Of course the art is a byproduct of the sport, neither intended nor preserved. Time, not art, is the medium of ski racing. But even an unintended byproduct can have beauty.
Venues: Alyeska and the surrounding scene
A slalom race corridor:
On-line, long-radius arcs on a Super-G course, with blue dye helping define the corridor:
Extemporaneous movements on course by young and older racers
Attempts at perfection: highly skilled racers carve arcs no longer or deeper than needed.
Even so, there is a wide variety of line choice. Two skilled racers take different lines in the same gate, and here the corridor containing clean, well-arced lines is at least six-feet wide. The racer on the left has a wider, longer line, and although you might think a tighter line is shorter and therefore faster, the racer on the left had the fastest run and won this race.

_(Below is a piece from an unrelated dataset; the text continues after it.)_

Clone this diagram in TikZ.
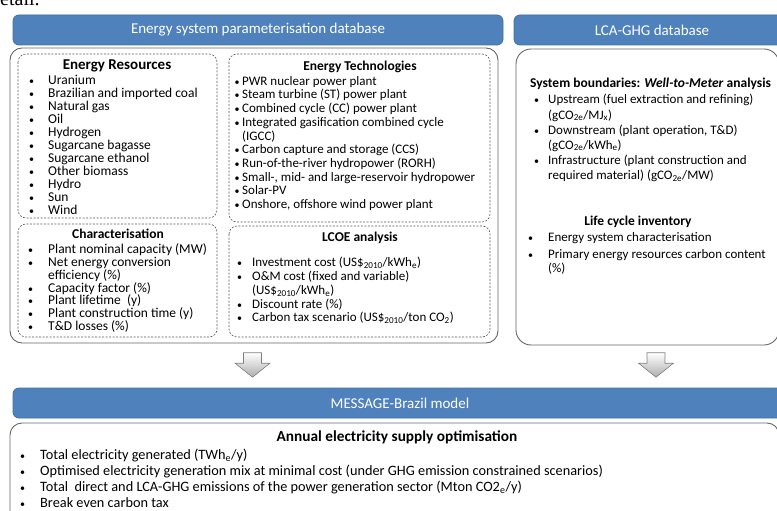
\documentclass[tikz,border=0pt]{standalone}
\usepackage{fontspec}
\setmainfont{Carlito}
\newfontfamily\cutfont{Liberation Serif}
\definecolor{hdrblue}{HTML}{4F81BD}
\definecolor{hdrline}{HTML}{41719C}
\tikzset{
  hnode/.style={fill=hdrblue,draw=hdrline,rounded corners=6pt,line width=0.8pt,text=white,font=\fontsize{15}{15}\selectfont},
  bnode/.style={draw=black!60,rounded corners=12pt,line width=0.9pt},
  dnode/.style={draw=black!65,dash pattern=on 2pt off 1.5pt,rounded corners=8pt,line width=0.6pt},
  tnode/.style={inner sep=0pt,text height=9pt,text depth=3pt,font=\bfseries\fontsize{13.5}{13.5}\selectfont},
  inode/.style={anchor=west,inner sep=0pt,text height=9pt,text depth=3pt,font=\fontsize{13}{13}\selectfont},
  bignode/.style={inode,font=\fontsize{13.5}{13.5}\selectfont},
  botnode/.style={inode,font=\fontsize{14.3}{14.3}\selectfont},
  bulnode/.style={anchor=west,inner sep=0pt,text height=9pt,text depth=3pt,font=\fontsize{10}{10}\selectfont},
  arrnode/.style={top color=white,bottom color=black!32,draw=black!50,line width=0.6pt}
}
\newcommand*{\itm}[6][inode]{\node[bulnode] (#2-b) at (#3,#5) {\textbullet}; \node[#1] (#2) at (#4,#5) {#6};}
\newcommand*{\sbs}[1]{\textsubscript{#1}}
\newcommand*{\downarr}[2]{\shade[arrnode] ({#1-9},#2) -- ({#1+9},#2) -- ({#1+9},{#2+10.5}) -- ({#1+17.5},{#2+10.5})
  -- (#1,{#2+24.5}) -- ({#1-17.5},{#2+10.5}) -- ({#1-9},{#2+10.5}) -- cycle;}

\begin{document}
\begin{tikzpicture}[x=1pt,y=-1pt]
  \useasboundingbox (0,0) rectangle (777,511);
  \node[anchor=base west,inner sep=0pt,font=\cutfont\fontsize{20}{20}\selectfont] (cut) at (0,6) {etail.};
  %
  \node[hnode,minimum width=490pt,minimum height=30pt] (esys) at (258,30) {Energy system parameterisation database};
  \node[hnode,minimum width=276pt,minimum height=30pt] (lca) at (652,30) {LCA-GHG database};
  \node[hnode,minimum width=774pt,minimum height=30pt] (msg) at (400,403) {MESSAGE-Brazil model};
  %
  \draw[bnode] (10,48) rectangle (498,343);
  \draw[bnode,rounded corners=15pt] (516,49) rectangle (779,345);
  \draw[bnode] (10,423) rectangle (779,530);
  \draw[dnode] (18,54) rectangle (217,218);
  \draw[dnode] (18,224) rectangle (217,337);
  \draw[dnode] (229,54) rectangle (490,222);
  \draw[dnode] (229,226) rectangle (490,337);
  %
  \downarr{252.5}{352.7}
  \downarr{656}{352.7}
  %
  \node[tnode,font=\bfseries\fontsize{15}{15}\selectfont] (er) at (117,67) {Energy Resources};
  \itm[bignode]{er1}{29}{48}{81.7}{Uranium}
  \itm[bignode]{er2}{29}{48}{94.7}{Brazilian and imported coal}
  \itm[bignode]{er3}{29}{48}{107.7}{Natural gas}
  \itm[bignode]{er4}{29}{48}{120.7}{Oil}
  \itm[bignode]{er5}{29}{48}{133.7}{Hydrogen}
  \itm[bignode]{er6}{29}{48}{146.7}{Sugarcane bagasse}
  \itm[bignode]{er7}{29}{48}{159.7}{Sugarcane ethanol}
  \itm[bignode]{er8}{29}{48}{172.7}{Other biomass}
  \itm[bignode]{er9}{29}{48}{185.7}{Hydro}
  \itm[bignode]{er10}{29}{48}{198.7}{Sun}
  \itm[bignode]{er11}{29}{48}{211.7}{Wind}
  %
  \node[tnode] (et) at (360,68) {Energy Technologies};
  \itm{et1}{234.5}{242}{82.3}{PWR nuclear power plant}
  \itm{et2}{234.5}{242}{96}{Steam turbine (ST) power plant}
  \itm{et3}{234.5}{242}{109.7}{Combined cycle (CC) power plant}
  \itm{et4}{234.5}{242}{123.4}{Integrated gasification combined cycle}
  \node[inode] (et4b) at (242,137.1) {(IGCC)};
  \itm{et5}{234.5}{242}{150.8}{Carbon capture and storage (CCS)}
  \itm{et6}{234.5}{242}{164.5}{Run-of-the-river hydropower (RORH)}
  \itm{et7}{234.5}{242}{178.2}{Small-, mid- and large-reservoir hydropower}
  \itm{et8}{234.5}{242}{191.9}{Solar-PV}
  \itm{et9}{234.5}{242}{205.6}{Onshore, offshore wind power plant}
  %
  \node[tnode] (ch) at (118,235) {Characterisation};
  \itm[bignode]{ch1}{28}{48}{250}{Plant nominal capacity (MW)}
  \itm[bignode]{ch2}{28}{48}{263.5}{Net energy conversion}
  \node[bignode] (ch2b) at (48,276) {efficiency (\%)};
  \itm[bignode]{ch3}{28}{48}{289}{Capacity factor (\%)}
  \itm[bignode]{ch4}{28}{48}{301.7}{Plant lifetime\ \ (y)}
  \itm[bignode]{ch5}{28}{48}{314.3}{Plant construction time (y)}
  \itm[bignode]{ch6}{28}{48}{327.3}{T\&D losses (\%)}
  %
  \node[tnode] (lc) at (360,238) {LCOE analysis};
  \itm{lc1}{237}{252}{263.3}{Investment cost (US\$\sbs{2010}/kWh\sbs{e})}
  \itm{lc2}{237}{252}{277}{O\&M cost (fixed and variable)}
  \node[inode] (lc2b) at (252,291.5) {(US\$\sbs{2010}/kWh\sbs{e})};
  \itm{lc3}{237}{252}{305}{Discount rate (\%)}
  \itm{lc4}{237}{252}{318.3}{Carbon tax scenario (US\$\sbs{2010}/ton CO\sbs{2})}
  %
  \node[tnode,anchor=west] (sb) at (530,85) {System boundaries: \textit{Well-to-Meter} analysis};
  \itm{sb1}{534}{548}{100.5}{Upstream (fuel extraction and refining)}
  \node[inode] (sb1b) at (548,116) {(gCO\sbs{2e}/MJ\sbs{x})};
  \itm{sb2}{534}{548}{131}{Downstream (plant operation, T\&D)}
  \node[inode] (sb2b) at (548,146) {(gCO\sbs{2e}/kWh\sbs{e})};
  \itm{sb3}{534}{548}{161.5}{Infrastructure (plant construction and}
  \node[inode] (sb3b) at (548,176.5) {required material) (gCO\sbs{2e}/MW)};
  %
  \node[tnode] (li) at (638,222) {Life cycle inventory};
  \itm{li1}{528}{548}{238.3}{Energy system characterisation}
  \itm{li2}{528}{548}{255}{Primary energy resources carbon content}
  \node[inode] (li2b) at (548,269.3) {(\%)};
  %
  \node[tnode,font=\bfseries\fontsize{15.3}{15.3}\selectfont] (ae) at (397,438) {Annual electricity supply optimisation};
  \itm[botnode]{ae1}{20}{40}{456}{Total electricity generated (TWh\sbs{e}/y)}
  \itm[botnode]{ae2}{20}{40}{472.3}{Optimised electricity generation mix at minimal cost (under GHG emission constrained scenarios)}
  \itm[botnode]{ae3}{20}{40}{488.3}{Total\ \ direct and LCA-GHG emissions of the power generation sector (Mton CO2\sbs{e}/y)}
  \itm[botnode]{ae4}{20}{40}{504}{Break even carbon tax}
\end{tikzpicture}
\end{document}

Even in this high-edge angle, short radius turn, the racer displaces very little snow, efficiently and dynamically maximizing speed while optimizing the line; the close-up shows the edge angle of her right ski is so great that the inside of her right boot nearly touches the snow. Arcs carved by earlier racers are still visible.
These very skilled young racers demonstrate both fine technique (how to turn) and tactics (where to turn). They are melding athletics and aesthetics.